Premiums rise. Your health premiums rise because insurers pass the cost of fraud onto policyholders. High health premiums discourage employers from offering this needed employee benefit.
Personal distress. You receive bogus or needless treatments that are painful, distressing, can threaten your health — and even kill you.
Taxpayer ripoff. Billions of your tax dollars pay for fraudulent claims against Medicare, Medicaid and other taxpayer-funded health programs every year. These are your tax dollars being stolen.
Fight Back
- Keep detailed records of treatments you receive. Include all dates, locations, who provided the treatments, what services you received, and what medicine, supplies or equipment were provided.
- Carefully review the billing and summary statements you receive after treatment. Are the treatment dates, doctor name(s), facility locations and medical services the same as you remember? Know what medical equipment and supplies your provider ordered, as well.
- Never sign blank insurance claim forms.
- Ask your medical providers what price they charge, and what you'll pay out-of-pocket.
- Avoid door-to-door or telephone salespeople who offer you free medical services or equipment.
- Never give strangers your policy number, insurance ID number, Medicare claim number or other info, especially if they offer you cash or free gifts, treatments or equipment.
- Know what your medical benefits are — what's covered and what isn't.
- Back off if someone says they can bill your health program to pay for an uncovered treatment or equipment. You're being pulled into an illegal scheme. You could lose your health coverage, be arrested, fined, thrown into jail, and live with a conviction record that disrupts your life for years to come.
- Never pay your health premiums in cash, and be wary if the health insurer asks you to pay a full year's premium upfront.
- Be careful if medical providers say they're connected with the federal government, Medicare, Medicaid or other health programs.
- Watch out if the insurer offers you health coverage for "just pennies a day," or sells coverage at a price far lower than others.
- Check with your state insurance department to make sure the health insurance company is licensed to do business in your state.
- See if the health insurer has a history of consumer complaints, bankruptcy, fraud convictions or other problems. Your state insurance department and consumer protection agency, and Better Business Bureau are good places to start.
- Question your health provider and ask for clarification if you see problems or inconsistencies on your bills.
Who to contact
If you think you've discovered a healthcare scam, contact:
- The insurer that paid the claim (the name, address and phone are on the explanation of benefits you receive in the mail).

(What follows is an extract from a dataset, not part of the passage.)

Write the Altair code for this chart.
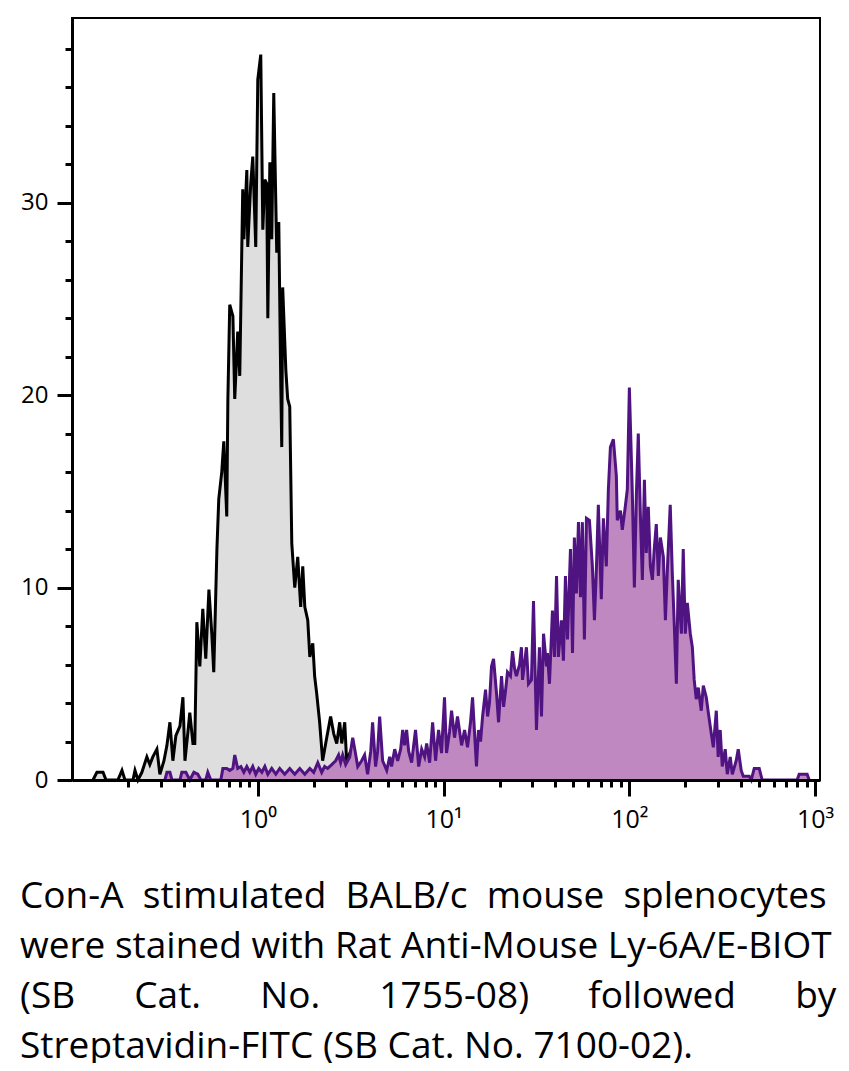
import altair as alt
import pandas as pd

# ---- control (unstained) histogram: log10 intensity and relative count ----
ctrl_log = [-0.887, -0.866, -0.849, -0.833, -0.817, -0.753, -0.731, -0.715, -0.672, -0.661,
            -0.645, -0.624, -0.597, -0.581, -0.565, -0.543, -0.527, -0.505, -0.489, -0.473,
            -0.457, -0.441, -0.419, -0.403, -0.392, -0.376, -0.366, -0.349, -0.339, -0.328,
            -0.312, -0.296, -0.280, -0.263, -0.247, -0.237, -0.220, -0.210, -0.194, -0.183,
            -0.167, -0.161, -0.151, -0.134, -0.124, -0.108, -0.097, -0.081, -0.075, -0.059,
            -0.054, -0.038, -0.027, -0.011, 0.000, 0.016, 0.027, 0.038, 0.048, 0.054,
            0.065, 0.075, 0.086, 0.102, 0.113, 0.124, 0.129, 0.134, 0.151, 0.161,
            0.172, 0.183, 0.199, 0.215, 0.231, 0.242, 0.253, 0.269, 0.280, 0.296,
            0.306, 0.317, 0.333, 0.349, 0.371, 0.392, 0.409, 0.425, 0.441, 0.452,
            0.468, 0.478, 0.495, 0.511, 0.527]
ctrl_count = [0, 0.4, 0.4, 0.4, 0, 0, 0.5, 0, 0, 0.5,
              0, 0.4, 1.2, 0.8, 1.2, 1.6, 0.3, 1.0, 1.8, 3.0,
              1.0, 2.3, 2.8, 4.3, 1.0, 2.5, 3.5, 1.9, 1.9, 8.2,
              5.9, 8.9, 6.3, 9.9, 7.5, 5.6, 12.0, 14.6, 16.0, 17.6,
              13.7, 19.8, 24.7, 24.1, 19.8, 23.3, 21.0, 30.7, 28.1, 31.7,
              27.7, 31.0, 32.4, 27.7, 36.4, 37.7, 28.6, 31.2, 31.0, 24.0,
              32.1, 28.1, 35.7, 27.4, 29.0, 20.4, 17.3, 25.6, 21.3, 19.8,
              19.4, 12.3, 10.0, 11.6, 9.0, 11.1, 9.0, 8.3, 6.4, 7.1,
              5.4, 4.5, 3.0, 1.0, 2.2, 3.3, 2.4, 1.9, 3.0, 1.9,
              3.0, 1.0, 1.4, 0.5, 0]

# ---- Ly-6A/E stained histogram ----
stain_log = [-0.500, -0.489, -0.473, -0.462, -0.419, -0.409, -0.387, -0.366, -0.344, -0.323,
             -0.306, -0.280, -0.269, -0.253, -0.199, -0.188, -0.167, -0.151, -0.134, -0.124,
             -0.108, -0.091, -0.075, -0.059, -0.043, -0.027, -0.011, 0.005, 0.022, 0.038,
             0.054, 0.075, 0.097, 0.118, 0.145, 0.172, 0.199, 0.226, 0.253, 0.280,
             0.301, 0.323, 0.344, 0.360, 0.376, 0.398, 0.419, 0.435, 0.446, 0.457,
             0.473, 0.495, 0.511, 0.522, 0.538, 0.559, 0.575, 0.591, 0.608, 0.618,
             0.634, 0.645, 0.656, 0.672, 0.694, 0.710, 0.720, 0.737, 0.753, 0.769,
             0.780, 0.790, 0.801, 0.812, 0.828, 0.839, 0.849, 0.866, 0.882, 0.898,
             0.909, 0.925, 0.941, 0.957, 0.973, 0.989, 1.005, 1.016, 1.032, 1.043,
             1.059, 1.075, 1.097, 1.113, 1.129, 1.145, 1.156, 1.177, 1.188, 1.199,
             1.210, 1.226, 1.237, 1.247, 1.258, 1.269, 1.285, 1.296, 1.312, 1.323,
             1.333, 1.344, 1.360, 1.371, 1.382, 1.392, 1.409, 1.419, 1.425, 1.435,
             1.446, 1.457, 1.473, 1.484, 1.500, 1.516, 1.527, 1.538, 1.554, 1.559,
             1.570, 1.586, 1.597, 1.608, 1.618, 1.634, 1.645, 1.656, 1.667, 1.683,
             1.694, 1.704, 1.715, 1.726, 1.737, 1.747, 1.758, 1.769, 1.785, 1.801,
             1.812, 1.823, 1.833, 1.849, 1.860, 1.876, 1.887, 1.898, 1.914, 1.930,
             1.935, 1.952, 1.962, 1.978, 1.989, 2.000, 2.016, 2.027, 2.038, 2.048,
             2.059, 2.070, 2.081, 2.091, 2.102, 2.113, 2.124, 2.134, 2.145, 2.156,
             2.167, 2.183, 2.194, 2.204, 2.220, 2.231, 2.242, 2.253, 2.263, 2.280,
             2.290, 2.301, 2.312, 2.328, 2.339, 2.349, 2.360, 2.371, 2.387, 2.398,
             2.414, 2.425, 2.441, 2.452, 2.468, 2.478, 2.489, 2.500, 2.516, 2.527,
             2.543, 2.554, 2.575, 2.586, 2.602, 2.613, 2.645, 2.656, 2.672, 2.699,
             2.715, 2.903, 2.914, 2.930, 2.946, 2.957, 2.968]
stain_count = [0, 0.4, 0.4, 0, 0, 0.4, 0.4, 0, 0.4, 0.3,
               0, 0, 0.4, 0, 0, 0.6, 0.6, 0.5, 0.6, 1.3,
               0.6, 0.7, 0.4, 0.7, 0.4, 0.7, 0.3, 0.6, 0.4, 0.7,
               0.3, 0.6, 0.3, 0.6, 0.3, 0.6, 0.3, 0.6, 0.3, 0.6,
               0.4, 0.9, 0.4, 0.7, 0.6, 0.8, 1.0, 1.3, 0.9, 1.3,
               0.8, 1.2, 2.2, 1.6, 0.7, 1.0, 1.3, 0.3, 1.5, 3.0,
               0.7, 1.5, 3.3, 1.0, 0.5, 1.2, 0.7, 1.6, 1.0, 1.6,
               2.6, 1.8, 2.6, 1.5, 0.9, 1.8, 2.6, 0.7, 1.6, 1.2,
               1.9, 0.9, 3.0, 1.0, 2.6, 1.4, 4.3, 1.4, 2.5, 3.6,
               2.2, 3.3, 1.8, 2.6, 1.7, 3.0, 4.3, 0.7, 2.6, 2.0,
               3.3, 4.7, 3.3, 4.0, 5.9, 6.3, 4.5, 3.0, 5.4, 3.8,
               4.6, 5.6, 5.4, 6.7, 5.8, 5.4, 6.0, 6.9, 5.2, 6.0,
               6.9, 5.0, 5.2, 9.3, 2.6, 6.9, 3.3, 7.6, 5.9, 6.6,
               5.0, 8.8, 6.4, 10.6, 6.4, 8.3, 6.2, 10.6, 7.3, 12.0,
               6.6, 12.6, 9.7, 13.4, 9.5, 13.4, 7.3, 13.6, 13.5, 11.1,
               8.3, 11.1, 14.3, 9.4, 13.6, 11.1, 15.1, 17.3, 17.7, 15.8,
               13.5, 14.0, 13.0, 14.2, 15.1, 20.4, 14.9, 10.0, 14.9, 18.0,
               13.9, 10.4, 15.6, 11.8, 14.2, 11.1, 10.4, 12.0, 13.3, 10.6,
               12.6, 11.6, 8.3, 10.8, 14.3, 10.8, 8.0, 5.0, 10.4, 7.6,
               12.0, 7.6, 9.2, 7.6, 6.9, 5.2, 4.2, 4.8, 3.6, 4.9,
               4.3, 3.5, 2.4, 1.7, 3.6, 1.2, 2.6, 0.7, 1.6, 0.3,
               1.2, 0.3, 1.0, 1.6, 0.5, 0.2, 0.2, 0, 0.6, 0.6,
               0, 0, 0.3, 0.3, 0.3, 0.3, 0]

# ---- axes ----
x_major_ticks = [1, 10, 100, 1000]
x_tick_labels = ["10\u2070", "10\u00b9", "10\u00b2", "10\u00b3"]
x_minor_ticks = [0.2, 0.3, 0.4, 0.5, 0.6, 0.7, 0.8, 0.9,
                 2, 3, 4, 5, 6, 7, 8, 9,
                 20, 30, 40, 50, 60, 70, 80, 90,
                 200, 300, 400, 500, 600, 700, 800, 900]
y_major_ticks = [0, 10, 20, 30]
y_minor_ticks = [2, 4, 6, 8, 12, 14, 16, 18, 22, 24, 26, 28, 32, 34, 36, 38]

SP1 = "\u00a0 "
SP3 = "\u2003\u2002\u200a"
caption_lines = [
    SP1.join(["Con-A", "stimulated", "BALB/c", "mouse", "splenocytes"]),
    "were stained with Rat Anti-Mouse Ly-6A/E-BIOT",
    SP3.join(["(SB", "Cat.", "No.", "1755-08)", "followed", "by"]),
    "Streptavidin-FITC (SB Cat. No. 7100-02).",
]

assert len(ctrl_log) == len(ctrl_count)
assert len(stain_log) == len(stain_count)

ctrl_df = pd.DataFrame({"intensity": [10 ** v for v in ctrl_log], "count": ctrl_count})
stain_df = pd.DataFrame({"intensity": [10 ** v for v in stain_log], "count": stain_count})

FONT = "Open Sans"

label_expr = ""
for v, lab in zip(x_major_ticks[:-1], x_tick_labels[:-1]):
    label_expr += f"datum.value == {v} ? '{lab}' : "
label_expr += f"'{x_tick_labels[-1]}'"

xs = alt.Scale(type="log", domain=[0.1, 1062], nice=False)
ys = alt.Scale(domain=[0, 39.6], nice=False, zero=False)

major_x = alt.Axis(orient="bottom", values=x_major_ticks, labelExpr=label_expr,
                   tickSize=16, tickWidth=3, tickColor="black",
                   domainWidth=3, domainColor="black",
                   labelFont=FONT, labelFontSize=25, labelColor="black",
                   labelPadding=11, labelFlush=False, labelOverlap=False,
                   grid=False, title=None, zindex=1)
minor_x = alt.Axis(orient="bottom", values=x_minor_ticks, labels=False, domain=False,
                   tickSize=7, tickWidth=3, tickColor="black",
                   grid=False, title=None, zindex=1)
major_y = alt.Axis(orient="left", values=y_major_ticks,
                   tickSize=15, tickWidth=3, tickColor="black",
                   domainWidth=3, domainColor="black",
                   labelFont=FONT, labelFontSize=24, labelColor="black",
                   labelPadding=9, labelFlush=False,
                   grid=False, title=None, zindex=1)
minor_y = alt.Axis(orient="left", values=y_minor_ticks, labels=False, domain=False,
                   tickSize=7, tickWidth=3, tickColor="black",
                   grid=False, title=None, zindex=1)

g_area = alt.Chart(ctrl_df).mark_area(color="#dedede", opacity=1).encode(
    x=alt.X("intensity:Q", scale=xs, axis=major_x),
    y=alt.Y("count:Q", scale=ys, axis=major_y),
)
g_line = alt.Chart(ctrl_df).mark_line(color="black", strokeWidth=3).encode(
    x=alt.X("intensity:Q", scale=xs, axis=None),
    y=alt.Y("count:Q", scale=ys, axis=None),
)
p_area = alt.Chart(stain_df).mark_area(color="#c088c0", opacity=1).encode(
    x=alt.X("intensity:Q", scale=xs, axis=minor_x),
    y=alt.Y("count:Q", scale=ys, axis=minor_y),
)
p_line = alt.Chart(stain_df).mark_line(color="#501482", strokeWidth=3).encode(
    x=alt.X("intensity:Q", scale=xs, axis=None),
    y=alt.Y("count:Q", scale=ys, axis=None),
)

chart = (
    alt.layer(g_area, g_line, p_area, p_line)
    .resolve_axis(x="independent", y="independent")
    .properties(
        width=748,
        height=762,
        autosize=alt.AutoSizeParams(type="none"),
        padding={"left": 64, "top": 10, "right": 21, "bottom": 283},
        title=alt.TitleParams(
            text=caption_lines, orient="bottom", anchor="start", align="left",
            frame="group", dx=-52, offset=47, font=FONT, fontSize=37,
            fontWeight="normal", color="black", lineHeight=50,
        ),
    )
    .configure_view(stroke="black", strokeWidth=2)
)

chart.save("out.html", embed_options={"renderer": "svg", "actions": False})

If you think the scam victimizes Medicare, Medicaid or another public health program:
- Phone: the U.S. Department of Health and Human Services toll-free: 1-800-HHS-TIPS (1-800-447-8477) OR...

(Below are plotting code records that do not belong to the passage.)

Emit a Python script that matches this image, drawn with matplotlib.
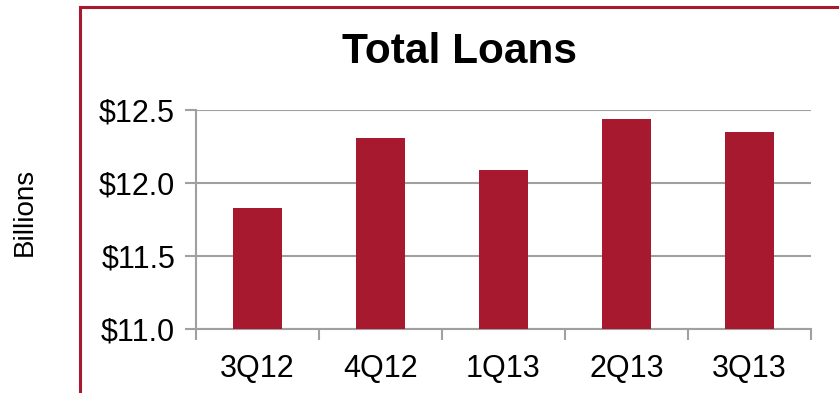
import matplotlib.pyplot as plt
from matplotlib.patches import Rectangle

quarters = ['3Q12', '4Q12', '1Q13', '2Q13', '3Q13']
loans = [11.83, 12.31, 12.09, 12.44, 12.35]
yticks = [11.0, 11.5, 12.0, 12.5]

red = '#A6192E'
grid_gray = '#A0A0A0'

plt.rcParams['font.family'] = ['Liberation Sans', 'DejaVu Sans']

fig = plt.figure(figsize=(8.39, 3.93), dpi=100)

# frame around the chart, open past the right and bottom edges
fig.patches.append(Rectangle((80 / 839, -0.2), 1.5, 1 - 7 / 393 + 0.2,
                             transform=fig.transFigure, fill=False,
                             edgecolor=red, linewidth=2.2))

ax = fig.add_axes([196 / 839, 1 - 329 / 393, 615 / 839, 219 / 393])
x = range(len(quarters))
ax.bar(x, [v - 11.0 for v in loans], bottom=11.0, width=0.4, color=red, zorder=3)

ax.set_xlim(-0.5, len(quarters) - 0.5)
ax.set_ylim(11.0, 12.5)
ax.set_yticks(yticks)
ax.set_yticklabels(['${:.1f}'.format(v) for v in yticks])
ax.set_xticks(list(x))
ax.set_xticklabels(quarters)
ax.set_xticks([i - 0.5 for i in range(len(quarters) + 1)], minor=True)

ax.yaxis.grid(True, color=grid_gray, linewidth=1.5, zorder=0)
for s in ['top', 'right']:
    ax.spines[s].set_visible(False)
for s in ['left', 'bottom']:
    ax.spines[s].set_color(grid_gray)
    ax.spines[s].set_linewidth(1.5)

ax.tick_params(axis='y', which='major', length=8, width=1.5, color=grid_gray,
               labelsize=22, pad=7)
ax.tick_params(axis='x', which='major', length=0, labelsize=22, pad=18)
ax.tick_params(axis='x', which='minor', length=8, width=1.5, color=grid_gray)

fig.text(460 / 839, 1 - 52 / 393, 'Total Loans', ha='center', va='center',
         fontsize=30.5, fontweight='bold')
fig.text(25 / 839, 1 - 212 / 393, 'Billions', ha='center', va='center',
         rotation=90, fontsize=20)

fig.savefig('out.png', dpi=100)
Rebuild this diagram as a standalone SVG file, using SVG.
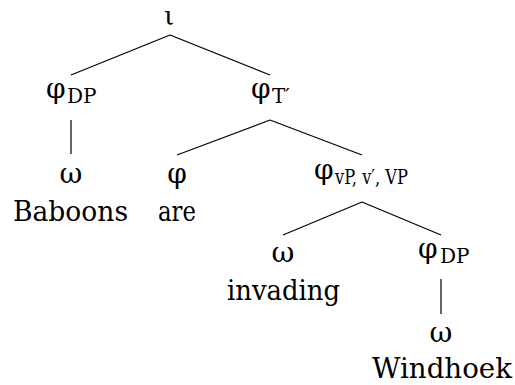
<svg xmlns="http://www.w3.org/2000/svg" width="515" height="385" viewBox="0 0 515 385">
<style>
text{font-family:'DejaVu Serif','Liberation Serif',serif;fill:#000;font-size:28px}
.m{text-anchor:middle}
.s{font-size:20px}
line{stroke:#000;stroke-width:1.2}
</style>
<rect width="515" height="385" fill="#fff"/>
<g id="connectors">
<line x1="170" y1="35" x2="71" y2="75"/>
<line x1="170" y1="35" x2="270" y2="75"/>
<line x1="71" y1="120" x2="71" y2="154"/>
<line x1="270" y1="120" x2="177" y2="155"/>
<line x1="270" y1="120" x2="362" y2="155"/>
<line x1="362" y1="202" x2="283" y2="235"/>
<line x1="362" y1="202" x2="441" y2="235"/>
<line x1="441" y1="279" x2="441" y2="314"/>
</g>
<g id="n-iota"><text class="m" x="169" y="24.5" style="font-size:26px">ι</text></g>
<g id="n-phiDP1"><text x="46" y="98">φ</text><text class="s" x="67" y="103">DP</text></g>
<g id="n-phiT"><text x="251" y="98">φ</text><text class="s" x="272" y="103">T′</text></g>
<g id="n-omega1"><text class="m" x="71" y="183">ω</text><text class="m" x="70.5" y="221" textLength="115" lengthAdjust="spacingAndGlyphs">Baboons</text></g>
<g id="n-phi-are"><text class="m" x="177" y="183">φ</text><text class="m" x="177" y="221" textLength="38" lengthAdjust="spacingAndGlyphs">are</text></g>
<g id="n-phivP"><text x="314" y="179">φ</text><text class="s" x="335" y="184" textLength="73" lengthAdjust="spacingAndGlyphs">vP, v′, VP</text></g>
<g id="n-omega2"><text class="m" x="283" y="262">ω</text><text class="m" x="283.5" y="300" textLength="113" lengthAdjust="spacingAndGlyphs">invading</text></g>
<g id="n-phiDP2"><text x="418" y="258">φ</text><text class="s" x="440" y="263">DP</text></g>
<g id="n-omega3"><text class="m" x="441" y="342">ω</text><text class="m" x="442" y="378" textLength="140" lengthAdjust="spacingAndGlyphs">Windhoek</text></g>
</svg>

- Write: Office of Inspector General
Department of Health and Human Services
ATTN: HOTLINE
330 Independence Ave., SW
Washington, DC 20201
Fax: 1-800-223-8164
e-mail: HTIPS@os.dhhs.gov - Contact your state fraud bureau.
Be prepared
Make sure you include this information when you contact the authorities:
- provider's name and identifying number
- item or service you're questioning
- date(s) you supposedly received the item or service
- amount approved and paid
- date of the explanation of benefits
- name and Medicare number of the person who supposedly received the item or service
- why you believe Medicare shouldn't have paid
- other information that might be helpful.